§ Data shown:
┄┄┄┄┄┄┄┄┄┄┄┄┄┄┄┄┄┄┄┄

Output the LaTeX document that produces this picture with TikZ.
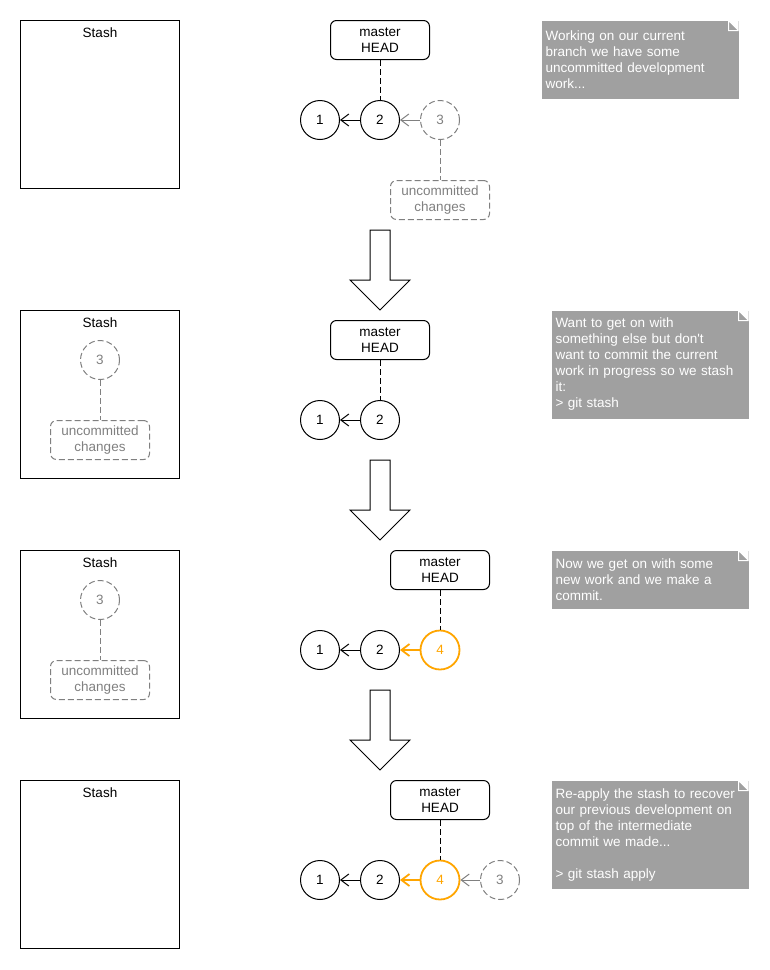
\documentclass[tikz,border=0pt]{standalone}
\usepackage{fontspec}
\setmainfont{Liberation Sans}
\usetikzlibrary{arrows.meta}
\definecolor{ghost}{RGB}{128,128,128}
\definecolor{notefill}{RGB}{160,160,160}
\definecolor{neworange}{RGB}{255,165,0}
\begin{document}
\begin{tikzpicture}[x=1pt,y=-1pt,
  font=\fontsize{13.5}{16}\selectfont, line width=1pt,
  commit/.style={circle,draw,minimum size=39pt,inner sep=0pt},
  ghostcommit/.style={commit,draw=ghost,text=ghost,dash pattern=on 6pt off 3pt},
  newcommit/.style={commit,draw=neworange,text=neworange,line width=1.8pt},
  ref/.style={draw,rounded corners=6pt,minimum width=99pt,minimum height=39pt,
    align=center,inner sep=0pt},
  wip/.style={ref,draw=ghost,text=ghost,dash pattern=on 6pt off 3pt},
  stashbox/.style={draw,minimum width=159pt,minimum height=168pt,
    anchor=north west,inner sep=0pt},
  link/.style={dash pattern=on 6pt off 3pt},
  ghostlink/.style={draw=ghost,dash pattern=on 6pt off 3pt},
  parent/.style={-{Straight Barb[length=8pt,width=12pt]}},
  note/.style={fill=notefill,text=white,anchor=north west,align=left,
    inner sep=4pt,text width=189pt,minimum width=197pt,
    path picture={
      \fill[white] ([xshift=-10pt]path picture bounding box.north east)
        -- (path picture bounding box.north east)
        -- ([yshift=-10pt]path picture bounding box.north east) -- cycle;
      \filldraw[fill=notefill,draw=white,line width=1pt]
        ([xshift=-10pt]path picture bounding box.north east)
        -- ([xshift=-10pt,yshift=-10pt]path picture bounding box.north east)
        -- ([yshift=-10pt]path picture bounding box.north east) -- cycle;
    }},
  bigarrow/.style={draw,line width=1pt,fill=white}
]
\useasboundingbox (0,0) rectangle (770,970);

% ---------- step 1: work in progress on the branch ----------
\node[stashbox] (s1) at (20,20) {};
\node (s1t) at (100,33) {Stash};
\node[ref] (m1) at (380,40) {master\\HEAD};
\node[commit] (a1) at (320,120) {1};
\node[commit] (a2) at (380,120) {2};
\node[ghostcommit] (a3) at (440,120) {3};
\node[wip] (w1) at (440,200) {uncommitted\\changes};
\draw[link] (m1) -- (a2);
\draw[parent] (a2) -- (a1);
\draw[parent,ghost] (a3) -- (a2);
\draw[ghostlink] (a3) -- (w1);
\node[note,minimum height=78pt] (n1) at (541,20)
  {Working on our current\\branch we have some\\uncommitted development\\work...};

% ---------- step 2: git stash ----------
\node[stashbox] (s2) at (20,310) {};
\node (s2t) at (100,323) {Stash};
\node[ghostcommit] (b3) at (100,360) {3};
\node[wip] (w2) at (100,440) {uncommitted\\changes};
\draw[ghostlink] (b3) -- (w2);
\node[ref] (m2) at (380,340) {master\\HEAD};
\node[commit] (b1) at (320,420) {1};
\node[commit] (b2) at (380,420) {2};
\draw[link] (m2) -- (b2);
\draw[parent] (b2) -- (b1);
\node[note,minimum height=108pt] (n2) at (551,310)
  {Want to get on with\\something else but don\textquotesingle t\\want to commit the current\\work in progress so we stash\\it:\\> git stash};

% ---------- step 3: a new commit ----------
\node[stashbox] (s3) at (20,550) {};
\node (s3t) at (100,563) {Stash};
\node[ghostcommit] (c3s) at (100,600) {3};
\node[wip] (w3) at (100,680) {uncommitted\\changes};
\draw[ghostlink] (c3s) -- (w3);
\node[ref] (m3) at (440,570) {master\\HEAD};
\node[commit] (c1) at (320,650) {1};
\node[commit] (c2) at (380,650) {2};
\node[newcommit] (c4) at (440,650) {4};
\draw[link] (m3) -- (c4);
\draw[parent] (c2) -- (c1);
\draw[parent,neworange,line width=1.8pt] (c4) -- (c2);
\node[note,minimum height=58pt] (n3) at (551,550)
  {Now we get on with some\\new work and we make a\\commit.};

% ---------- step 4: git stash apply ----------
\node[stashbox] (s4) at (20,780) {};
\node (s4t) at (100,793) {Stash};
\node[ref] (m4) at (440,800) {master\\HEAD};
\node[commit] (d1) at (320,880) {1};
\node[commit] (d2) at (380,880) {2};
\node[newcommit] (d4) at (440,880) {4};
\node[ghostcommit] (d3) at (500,880) {3};
\draw[link] (m4) -- (d4);
\draw[parent] (d2) -- (d1);
\draw[parent,neworange,line width=1.8pt] (d4) -- (d2);
\draw[parent,ghost] (d3) -- (d4);
\node[note,minimum height=108pt] (n4) at (551,780)
  {Re-apply the stash to recover\\our previous development on\\top of the intermediate\\commit we made...\\[16pt]> git stash apply};

% ---------- transition arrows between steps ----------
\foreach \dy in {0,230,460}{
  \draw[bigarrow] (370,230+\dy) -- (390,230+\dy) -- (390,280+\dy) -- (410,280+\dy)
    -- (380,310+\dy) -- (350,280+\dy) -- (370,280+\dy) -- cycle;
}
\end{tikzpicture}
\end{document}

┄┄┄┄┄┄┄┄┄┄┄┄┄┄┄┄┄┄┄┄

§ What you will do:
Copy all the lines above that hold the string "with".

§ The solution:
Output the LaTeX document that produces this picture with TikZ.
  {Want to get on with\\something else but don\textquotesingle t\\want to commit the current\\work in progress so we stash\\it:\\> git stash};
  {Now we get on with some\\new work and we make a\\commit.};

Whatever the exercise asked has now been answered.